Figure scripts
= = =

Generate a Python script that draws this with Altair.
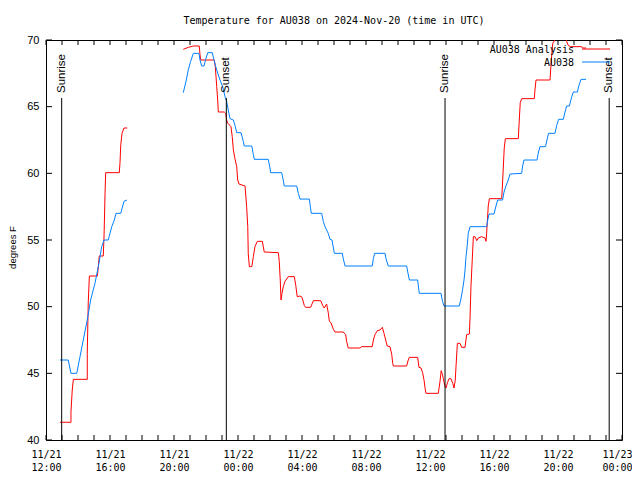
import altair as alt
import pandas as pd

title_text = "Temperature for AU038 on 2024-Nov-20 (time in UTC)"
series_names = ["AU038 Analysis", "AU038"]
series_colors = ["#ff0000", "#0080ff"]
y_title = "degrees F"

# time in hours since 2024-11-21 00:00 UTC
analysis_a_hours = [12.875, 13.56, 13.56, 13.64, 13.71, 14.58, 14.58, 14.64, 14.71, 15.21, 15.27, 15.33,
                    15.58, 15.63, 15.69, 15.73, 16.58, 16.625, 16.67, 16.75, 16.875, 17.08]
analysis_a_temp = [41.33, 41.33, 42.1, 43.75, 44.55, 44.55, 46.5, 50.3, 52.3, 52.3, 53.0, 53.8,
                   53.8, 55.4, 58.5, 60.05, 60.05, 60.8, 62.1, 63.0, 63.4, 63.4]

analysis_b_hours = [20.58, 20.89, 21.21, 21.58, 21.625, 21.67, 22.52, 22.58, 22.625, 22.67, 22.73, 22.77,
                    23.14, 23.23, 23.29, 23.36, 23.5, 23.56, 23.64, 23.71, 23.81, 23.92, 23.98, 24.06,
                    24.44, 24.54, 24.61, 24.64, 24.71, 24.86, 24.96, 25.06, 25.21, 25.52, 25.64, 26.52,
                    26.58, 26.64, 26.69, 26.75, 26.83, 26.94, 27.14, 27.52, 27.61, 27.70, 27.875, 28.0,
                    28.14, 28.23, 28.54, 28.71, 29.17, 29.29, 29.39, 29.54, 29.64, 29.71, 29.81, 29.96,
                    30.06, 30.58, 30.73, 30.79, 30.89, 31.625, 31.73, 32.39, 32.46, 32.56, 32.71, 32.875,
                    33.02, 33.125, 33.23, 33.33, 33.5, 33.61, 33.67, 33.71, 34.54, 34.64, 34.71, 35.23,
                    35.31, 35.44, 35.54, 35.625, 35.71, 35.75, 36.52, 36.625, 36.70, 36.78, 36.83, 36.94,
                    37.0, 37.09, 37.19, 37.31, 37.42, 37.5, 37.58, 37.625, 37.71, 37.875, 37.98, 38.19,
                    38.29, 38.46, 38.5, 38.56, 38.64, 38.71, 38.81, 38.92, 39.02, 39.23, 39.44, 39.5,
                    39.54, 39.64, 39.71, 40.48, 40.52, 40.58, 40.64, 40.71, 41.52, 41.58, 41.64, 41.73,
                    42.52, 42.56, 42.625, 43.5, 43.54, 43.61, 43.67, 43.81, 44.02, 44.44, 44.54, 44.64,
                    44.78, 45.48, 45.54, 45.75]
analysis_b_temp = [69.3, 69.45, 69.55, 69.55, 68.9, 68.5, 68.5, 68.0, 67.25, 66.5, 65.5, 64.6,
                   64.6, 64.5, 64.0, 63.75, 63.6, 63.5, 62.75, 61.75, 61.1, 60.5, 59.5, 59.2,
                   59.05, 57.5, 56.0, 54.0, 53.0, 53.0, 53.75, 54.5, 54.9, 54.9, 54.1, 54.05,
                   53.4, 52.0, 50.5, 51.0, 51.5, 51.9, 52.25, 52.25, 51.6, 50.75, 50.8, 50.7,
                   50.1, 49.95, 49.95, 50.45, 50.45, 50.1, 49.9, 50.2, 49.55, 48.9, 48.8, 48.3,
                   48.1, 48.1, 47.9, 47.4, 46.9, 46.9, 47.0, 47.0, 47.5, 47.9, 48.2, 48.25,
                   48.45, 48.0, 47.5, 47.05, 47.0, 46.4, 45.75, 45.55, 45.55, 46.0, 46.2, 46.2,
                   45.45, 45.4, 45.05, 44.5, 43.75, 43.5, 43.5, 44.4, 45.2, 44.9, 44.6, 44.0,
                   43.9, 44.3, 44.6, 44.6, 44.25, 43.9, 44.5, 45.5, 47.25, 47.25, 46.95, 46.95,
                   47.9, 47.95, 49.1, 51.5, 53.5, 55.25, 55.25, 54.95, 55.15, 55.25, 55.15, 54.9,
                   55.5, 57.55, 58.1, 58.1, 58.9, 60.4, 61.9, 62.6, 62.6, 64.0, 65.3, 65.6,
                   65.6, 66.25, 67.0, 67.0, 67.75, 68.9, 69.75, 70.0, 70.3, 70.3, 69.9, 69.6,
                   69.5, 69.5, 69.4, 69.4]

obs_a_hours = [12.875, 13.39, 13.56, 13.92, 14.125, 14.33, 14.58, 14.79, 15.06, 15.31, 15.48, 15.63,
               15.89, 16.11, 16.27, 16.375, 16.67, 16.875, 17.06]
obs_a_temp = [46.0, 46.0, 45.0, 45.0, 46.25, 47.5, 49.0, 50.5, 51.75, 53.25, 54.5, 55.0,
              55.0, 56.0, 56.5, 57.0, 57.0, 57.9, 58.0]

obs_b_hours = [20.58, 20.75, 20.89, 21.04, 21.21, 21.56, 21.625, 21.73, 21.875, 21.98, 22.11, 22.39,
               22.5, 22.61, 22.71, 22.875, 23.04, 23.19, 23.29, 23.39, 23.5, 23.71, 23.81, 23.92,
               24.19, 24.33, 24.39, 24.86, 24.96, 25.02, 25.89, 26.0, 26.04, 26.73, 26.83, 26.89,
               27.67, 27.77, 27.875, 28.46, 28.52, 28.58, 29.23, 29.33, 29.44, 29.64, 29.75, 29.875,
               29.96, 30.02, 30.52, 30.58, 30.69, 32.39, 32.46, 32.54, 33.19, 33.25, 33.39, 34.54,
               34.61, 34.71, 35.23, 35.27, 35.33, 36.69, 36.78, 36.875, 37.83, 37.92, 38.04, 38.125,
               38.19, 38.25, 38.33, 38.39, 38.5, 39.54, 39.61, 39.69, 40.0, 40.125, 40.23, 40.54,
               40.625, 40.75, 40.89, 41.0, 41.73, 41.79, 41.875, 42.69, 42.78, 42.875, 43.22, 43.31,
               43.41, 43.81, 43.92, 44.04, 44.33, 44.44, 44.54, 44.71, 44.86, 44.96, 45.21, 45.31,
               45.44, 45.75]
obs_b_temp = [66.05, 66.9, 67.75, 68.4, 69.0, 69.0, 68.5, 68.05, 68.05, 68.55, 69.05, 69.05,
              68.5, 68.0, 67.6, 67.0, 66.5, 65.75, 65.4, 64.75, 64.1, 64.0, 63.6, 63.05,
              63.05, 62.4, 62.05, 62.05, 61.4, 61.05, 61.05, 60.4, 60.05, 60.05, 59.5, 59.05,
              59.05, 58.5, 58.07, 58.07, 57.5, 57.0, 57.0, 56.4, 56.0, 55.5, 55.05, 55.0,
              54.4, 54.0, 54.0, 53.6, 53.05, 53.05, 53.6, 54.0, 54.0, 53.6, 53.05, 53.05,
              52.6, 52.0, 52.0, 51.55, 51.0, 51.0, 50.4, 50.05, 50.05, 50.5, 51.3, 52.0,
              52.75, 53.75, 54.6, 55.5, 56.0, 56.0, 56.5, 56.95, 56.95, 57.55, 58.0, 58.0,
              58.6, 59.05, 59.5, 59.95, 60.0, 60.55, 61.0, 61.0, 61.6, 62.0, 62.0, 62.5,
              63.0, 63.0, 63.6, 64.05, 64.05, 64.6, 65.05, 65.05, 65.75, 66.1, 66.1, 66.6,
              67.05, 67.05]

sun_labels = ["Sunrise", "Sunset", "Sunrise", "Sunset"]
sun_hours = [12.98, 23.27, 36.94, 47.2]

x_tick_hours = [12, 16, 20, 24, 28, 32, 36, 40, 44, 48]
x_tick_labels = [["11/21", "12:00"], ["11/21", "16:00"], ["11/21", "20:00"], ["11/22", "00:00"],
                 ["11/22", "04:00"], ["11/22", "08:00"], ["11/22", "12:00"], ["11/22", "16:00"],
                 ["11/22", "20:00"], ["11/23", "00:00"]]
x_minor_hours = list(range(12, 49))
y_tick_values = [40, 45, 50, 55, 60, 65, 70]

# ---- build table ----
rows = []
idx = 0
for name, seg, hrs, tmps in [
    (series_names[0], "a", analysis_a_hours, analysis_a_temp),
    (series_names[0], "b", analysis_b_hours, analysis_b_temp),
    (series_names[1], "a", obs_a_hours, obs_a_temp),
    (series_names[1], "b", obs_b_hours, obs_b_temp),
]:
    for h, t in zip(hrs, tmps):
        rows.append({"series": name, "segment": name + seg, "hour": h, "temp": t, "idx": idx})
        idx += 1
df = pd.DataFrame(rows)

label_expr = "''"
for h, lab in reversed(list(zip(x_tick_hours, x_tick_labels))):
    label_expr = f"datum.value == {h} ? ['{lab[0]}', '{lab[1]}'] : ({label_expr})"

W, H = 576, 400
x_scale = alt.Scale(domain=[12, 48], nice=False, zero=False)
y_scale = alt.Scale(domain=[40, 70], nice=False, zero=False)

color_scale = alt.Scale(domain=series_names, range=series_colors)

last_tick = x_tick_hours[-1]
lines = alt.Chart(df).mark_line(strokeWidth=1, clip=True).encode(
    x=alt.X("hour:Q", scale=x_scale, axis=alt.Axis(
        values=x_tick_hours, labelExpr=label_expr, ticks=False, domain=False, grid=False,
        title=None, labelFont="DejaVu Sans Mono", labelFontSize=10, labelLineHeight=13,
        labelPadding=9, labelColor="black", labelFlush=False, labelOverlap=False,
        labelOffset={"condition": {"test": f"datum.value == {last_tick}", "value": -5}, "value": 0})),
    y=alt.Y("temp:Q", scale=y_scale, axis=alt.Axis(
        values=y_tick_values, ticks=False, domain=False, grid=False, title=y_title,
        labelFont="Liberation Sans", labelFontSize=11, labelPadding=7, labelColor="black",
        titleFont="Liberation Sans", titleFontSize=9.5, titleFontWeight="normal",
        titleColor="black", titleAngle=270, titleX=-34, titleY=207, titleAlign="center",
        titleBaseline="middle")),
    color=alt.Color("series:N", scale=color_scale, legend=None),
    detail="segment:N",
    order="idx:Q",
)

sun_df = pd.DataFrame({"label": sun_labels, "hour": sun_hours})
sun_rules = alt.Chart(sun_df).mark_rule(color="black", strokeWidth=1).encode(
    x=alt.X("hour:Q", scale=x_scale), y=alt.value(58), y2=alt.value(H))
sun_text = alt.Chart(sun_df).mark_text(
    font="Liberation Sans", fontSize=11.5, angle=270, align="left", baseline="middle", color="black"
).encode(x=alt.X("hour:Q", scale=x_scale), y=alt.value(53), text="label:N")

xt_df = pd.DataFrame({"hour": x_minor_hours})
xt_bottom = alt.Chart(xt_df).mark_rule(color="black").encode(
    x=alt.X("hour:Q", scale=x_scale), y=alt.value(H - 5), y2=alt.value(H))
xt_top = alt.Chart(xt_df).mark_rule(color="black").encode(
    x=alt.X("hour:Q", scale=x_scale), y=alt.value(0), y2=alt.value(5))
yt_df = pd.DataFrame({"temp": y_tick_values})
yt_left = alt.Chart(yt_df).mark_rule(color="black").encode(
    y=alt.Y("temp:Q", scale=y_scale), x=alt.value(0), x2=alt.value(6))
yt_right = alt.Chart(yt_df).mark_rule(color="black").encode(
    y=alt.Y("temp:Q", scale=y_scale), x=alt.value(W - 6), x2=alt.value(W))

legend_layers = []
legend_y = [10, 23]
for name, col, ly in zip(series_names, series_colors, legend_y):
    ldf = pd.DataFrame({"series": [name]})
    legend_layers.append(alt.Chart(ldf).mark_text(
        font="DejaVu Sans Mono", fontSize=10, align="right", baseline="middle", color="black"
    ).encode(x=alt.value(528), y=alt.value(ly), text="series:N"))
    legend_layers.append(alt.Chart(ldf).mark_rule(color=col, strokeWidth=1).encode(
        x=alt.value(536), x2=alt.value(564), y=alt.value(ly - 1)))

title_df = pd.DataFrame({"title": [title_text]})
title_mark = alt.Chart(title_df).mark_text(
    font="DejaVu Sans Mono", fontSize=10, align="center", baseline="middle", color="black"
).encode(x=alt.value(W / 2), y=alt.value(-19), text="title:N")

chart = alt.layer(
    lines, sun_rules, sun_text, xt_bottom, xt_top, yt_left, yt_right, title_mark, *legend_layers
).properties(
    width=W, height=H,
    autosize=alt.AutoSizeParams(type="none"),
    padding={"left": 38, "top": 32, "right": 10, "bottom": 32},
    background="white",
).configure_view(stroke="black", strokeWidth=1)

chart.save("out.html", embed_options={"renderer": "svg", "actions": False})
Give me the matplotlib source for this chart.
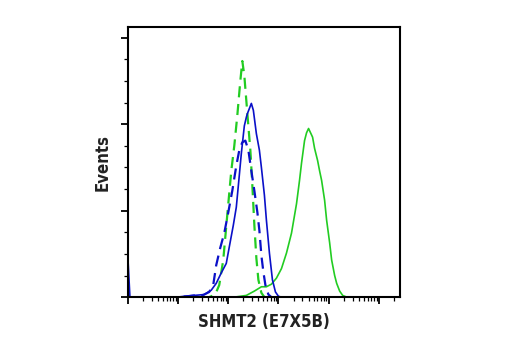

= = =

GOAL :: Using the records above, gather all lines where the string "this" is present.

RESPONSE TO THE EXERCISE ::
Generate a Python script that draws this with Altair.
Give me the matplotlib source for this chart.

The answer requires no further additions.